Wednesday, October 8, 2008

Senses Fail comes up short with new album

Life Is Not A Waiting Room
Senses Fail

Reviewed by Chris Douglass

To date, Senses Fail have put together several solid full-length albums. Still Searching presented a power that many may not have thought they had in them and although it wasn’t a ground breaking album, it stood strong in its time. Today with Life Is Not A Waiting Room, the band continues to make mature steps in their writing without ever denying who they are.

Fans who have high hopes for Life Is Not A Waiting Room may feel that Senses Fail simply fell short this time. The opening track, “Fireworks at Dawn,” is relatively sub-par and may make a new listener question whether or not they just threw their money away. This song probably should have given up its position to its follower, “Lungs Like Gallows” (which kicks so much ass it would be a surprise if it wasn’t a “Still Searching” B-Side that was just too good even for the deluxe edition). So for those doubting their purchase, rest assured this album is still a 10-spot well spent.

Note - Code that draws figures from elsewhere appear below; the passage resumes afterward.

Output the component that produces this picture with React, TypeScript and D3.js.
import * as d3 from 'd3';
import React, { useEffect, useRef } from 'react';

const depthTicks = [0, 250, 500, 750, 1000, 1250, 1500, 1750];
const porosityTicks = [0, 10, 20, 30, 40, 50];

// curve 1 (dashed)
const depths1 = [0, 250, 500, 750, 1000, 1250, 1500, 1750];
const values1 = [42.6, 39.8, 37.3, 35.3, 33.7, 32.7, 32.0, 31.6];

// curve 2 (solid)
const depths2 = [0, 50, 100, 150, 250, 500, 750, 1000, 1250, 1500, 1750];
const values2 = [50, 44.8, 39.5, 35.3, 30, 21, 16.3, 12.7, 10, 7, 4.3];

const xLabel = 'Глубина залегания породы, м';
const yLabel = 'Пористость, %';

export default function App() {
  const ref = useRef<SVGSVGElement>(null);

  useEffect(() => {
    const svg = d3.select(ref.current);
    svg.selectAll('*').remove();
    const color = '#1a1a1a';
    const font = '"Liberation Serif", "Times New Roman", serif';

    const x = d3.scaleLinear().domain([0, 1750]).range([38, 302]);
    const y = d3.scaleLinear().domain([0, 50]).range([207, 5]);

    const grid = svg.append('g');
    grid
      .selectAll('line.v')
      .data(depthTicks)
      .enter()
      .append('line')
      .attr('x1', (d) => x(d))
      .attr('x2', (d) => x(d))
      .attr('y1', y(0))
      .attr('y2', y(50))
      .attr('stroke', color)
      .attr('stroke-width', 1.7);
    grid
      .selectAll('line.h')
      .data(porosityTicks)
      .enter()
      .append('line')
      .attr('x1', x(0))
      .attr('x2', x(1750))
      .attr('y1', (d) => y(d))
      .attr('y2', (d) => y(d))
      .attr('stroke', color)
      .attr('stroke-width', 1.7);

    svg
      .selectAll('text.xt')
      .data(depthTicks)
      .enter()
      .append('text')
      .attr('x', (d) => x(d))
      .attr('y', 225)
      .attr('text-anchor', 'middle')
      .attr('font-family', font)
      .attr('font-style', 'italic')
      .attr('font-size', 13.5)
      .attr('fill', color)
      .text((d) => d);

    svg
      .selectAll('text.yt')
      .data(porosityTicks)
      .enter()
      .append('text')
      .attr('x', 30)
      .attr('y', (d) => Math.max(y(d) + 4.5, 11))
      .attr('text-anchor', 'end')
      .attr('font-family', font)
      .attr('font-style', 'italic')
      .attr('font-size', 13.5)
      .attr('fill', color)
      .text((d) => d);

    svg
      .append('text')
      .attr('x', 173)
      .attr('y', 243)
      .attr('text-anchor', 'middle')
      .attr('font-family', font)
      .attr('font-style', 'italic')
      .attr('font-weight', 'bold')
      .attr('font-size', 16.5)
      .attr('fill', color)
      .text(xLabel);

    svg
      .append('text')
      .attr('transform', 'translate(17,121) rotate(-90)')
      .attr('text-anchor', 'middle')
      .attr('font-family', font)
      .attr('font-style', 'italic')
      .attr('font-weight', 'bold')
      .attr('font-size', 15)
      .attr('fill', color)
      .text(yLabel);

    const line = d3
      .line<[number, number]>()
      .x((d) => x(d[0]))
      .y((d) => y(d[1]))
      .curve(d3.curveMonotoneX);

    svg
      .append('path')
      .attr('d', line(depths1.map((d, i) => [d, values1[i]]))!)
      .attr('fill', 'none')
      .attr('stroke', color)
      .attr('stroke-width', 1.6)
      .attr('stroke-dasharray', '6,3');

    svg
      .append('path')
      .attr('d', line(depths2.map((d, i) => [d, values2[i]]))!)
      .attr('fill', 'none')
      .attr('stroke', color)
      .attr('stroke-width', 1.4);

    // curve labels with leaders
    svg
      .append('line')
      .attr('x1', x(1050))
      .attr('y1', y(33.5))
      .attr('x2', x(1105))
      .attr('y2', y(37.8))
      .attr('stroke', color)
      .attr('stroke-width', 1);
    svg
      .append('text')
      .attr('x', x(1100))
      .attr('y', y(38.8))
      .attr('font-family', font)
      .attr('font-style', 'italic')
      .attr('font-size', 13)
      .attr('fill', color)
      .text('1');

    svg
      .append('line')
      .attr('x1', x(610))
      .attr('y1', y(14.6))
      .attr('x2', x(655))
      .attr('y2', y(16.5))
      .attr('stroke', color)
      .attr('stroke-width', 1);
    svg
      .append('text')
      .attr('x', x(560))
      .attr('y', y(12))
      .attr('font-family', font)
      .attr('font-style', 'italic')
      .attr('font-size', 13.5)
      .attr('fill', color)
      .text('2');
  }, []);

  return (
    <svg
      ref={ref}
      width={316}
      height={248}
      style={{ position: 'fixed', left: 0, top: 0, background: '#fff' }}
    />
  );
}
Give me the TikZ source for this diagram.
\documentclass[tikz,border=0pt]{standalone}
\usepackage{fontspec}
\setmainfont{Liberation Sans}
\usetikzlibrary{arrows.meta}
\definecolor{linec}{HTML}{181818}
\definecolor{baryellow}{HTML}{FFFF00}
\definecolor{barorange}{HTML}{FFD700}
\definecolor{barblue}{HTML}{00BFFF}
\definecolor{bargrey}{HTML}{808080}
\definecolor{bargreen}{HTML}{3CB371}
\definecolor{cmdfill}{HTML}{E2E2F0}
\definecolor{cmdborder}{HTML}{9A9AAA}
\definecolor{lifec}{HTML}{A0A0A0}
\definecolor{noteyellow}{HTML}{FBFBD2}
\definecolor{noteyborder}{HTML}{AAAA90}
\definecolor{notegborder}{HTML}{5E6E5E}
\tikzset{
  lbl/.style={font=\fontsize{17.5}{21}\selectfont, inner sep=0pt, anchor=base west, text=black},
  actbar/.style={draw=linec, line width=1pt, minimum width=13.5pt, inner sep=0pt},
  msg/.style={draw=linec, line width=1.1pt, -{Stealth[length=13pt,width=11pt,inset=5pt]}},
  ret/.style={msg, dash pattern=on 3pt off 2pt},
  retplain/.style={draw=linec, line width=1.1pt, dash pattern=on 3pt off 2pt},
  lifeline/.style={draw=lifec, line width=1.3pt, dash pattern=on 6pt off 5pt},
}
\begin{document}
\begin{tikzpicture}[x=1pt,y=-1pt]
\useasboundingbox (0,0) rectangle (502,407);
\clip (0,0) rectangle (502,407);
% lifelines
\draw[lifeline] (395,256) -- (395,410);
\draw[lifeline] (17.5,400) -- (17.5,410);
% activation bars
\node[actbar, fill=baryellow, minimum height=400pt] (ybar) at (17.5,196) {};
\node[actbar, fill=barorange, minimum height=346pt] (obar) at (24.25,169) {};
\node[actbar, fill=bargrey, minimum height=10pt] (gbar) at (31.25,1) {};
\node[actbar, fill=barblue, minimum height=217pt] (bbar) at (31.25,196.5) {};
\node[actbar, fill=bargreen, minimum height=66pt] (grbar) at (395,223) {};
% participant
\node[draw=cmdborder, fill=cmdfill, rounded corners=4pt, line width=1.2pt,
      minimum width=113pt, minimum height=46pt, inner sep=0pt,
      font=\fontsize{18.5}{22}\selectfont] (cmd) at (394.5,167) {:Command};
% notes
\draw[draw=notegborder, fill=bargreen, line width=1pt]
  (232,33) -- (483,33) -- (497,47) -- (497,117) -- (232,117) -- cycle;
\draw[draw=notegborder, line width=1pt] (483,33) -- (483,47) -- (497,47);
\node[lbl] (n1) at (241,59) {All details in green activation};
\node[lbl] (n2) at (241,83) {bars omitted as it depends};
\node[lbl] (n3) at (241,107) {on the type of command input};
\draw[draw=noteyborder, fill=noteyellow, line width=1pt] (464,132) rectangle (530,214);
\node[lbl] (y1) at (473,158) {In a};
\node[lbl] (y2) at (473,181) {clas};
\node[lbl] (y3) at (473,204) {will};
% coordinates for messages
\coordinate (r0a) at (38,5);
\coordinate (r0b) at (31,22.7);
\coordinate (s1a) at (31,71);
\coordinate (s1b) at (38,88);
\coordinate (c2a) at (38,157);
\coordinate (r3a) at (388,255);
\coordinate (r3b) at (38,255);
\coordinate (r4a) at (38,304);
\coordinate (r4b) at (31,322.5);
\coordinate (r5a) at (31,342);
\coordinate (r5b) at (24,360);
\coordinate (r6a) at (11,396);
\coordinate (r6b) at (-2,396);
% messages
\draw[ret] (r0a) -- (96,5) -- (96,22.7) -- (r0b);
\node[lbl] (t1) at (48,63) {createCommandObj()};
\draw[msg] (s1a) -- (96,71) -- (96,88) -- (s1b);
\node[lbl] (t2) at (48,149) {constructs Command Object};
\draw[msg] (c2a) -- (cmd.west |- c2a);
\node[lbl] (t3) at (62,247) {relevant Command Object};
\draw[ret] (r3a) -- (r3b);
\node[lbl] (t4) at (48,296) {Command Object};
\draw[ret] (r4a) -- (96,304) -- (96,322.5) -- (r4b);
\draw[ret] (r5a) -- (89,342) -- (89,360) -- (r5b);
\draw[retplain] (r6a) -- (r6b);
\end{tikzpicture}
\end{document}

If it wasn’t apparent before that vocalist Buddy Nielsen has a drinking problem, he continues to let it be known on this album—seriously, it would not be a surprise if their merch table started selling shot glasses. Nielsen wastes no time in the opener by singing “Fireworks at dawn as I sip for assistance. This flask keeps me calm…” or by beginning “Four Years” with the words, “I take a shot of Jameson or Jack to start the morning off with old friends.”

Continuing on one will hear lines like “Here is my own family tradition; Following footsteps into addiction. So is there a way that I can find peace while still numbing my pain?” This is the self reflection that listeners have come to expect from Senses Fail’s lyrics about feeling sorry for one’s self. As long as one can piece together the positive aspects of the message, it can actually be a motivating album.

Unfortunately, Life Is Not A Waiting Room is not undeniably catchy like prior albums. This isn’t to say that fans aren’t going to enjoy the music, but it just won’t hold high to the memory of songs they’ve grown to love, sing, and scream.

Optimistically, guitar riffs and solos find themselves magnificently littered throughout the record, leaving one to think it was submitted as a Guitar Hero 4 tryout. Senses Fail doesn’t try to drown the songs in any sort of musical expertise or experimentation, but what has been written makes the album that much more pleasant to listen to.

It seems apparent that only a few fans are going to find a new favorite song off of this record. On the same note (and as a means of precaution), no potential fan should be introduced to this album first. Life Is Not A Waiting Room does, however, hold Senses Fail’s spot in credibility and ability to record, tour, and thrive as a band.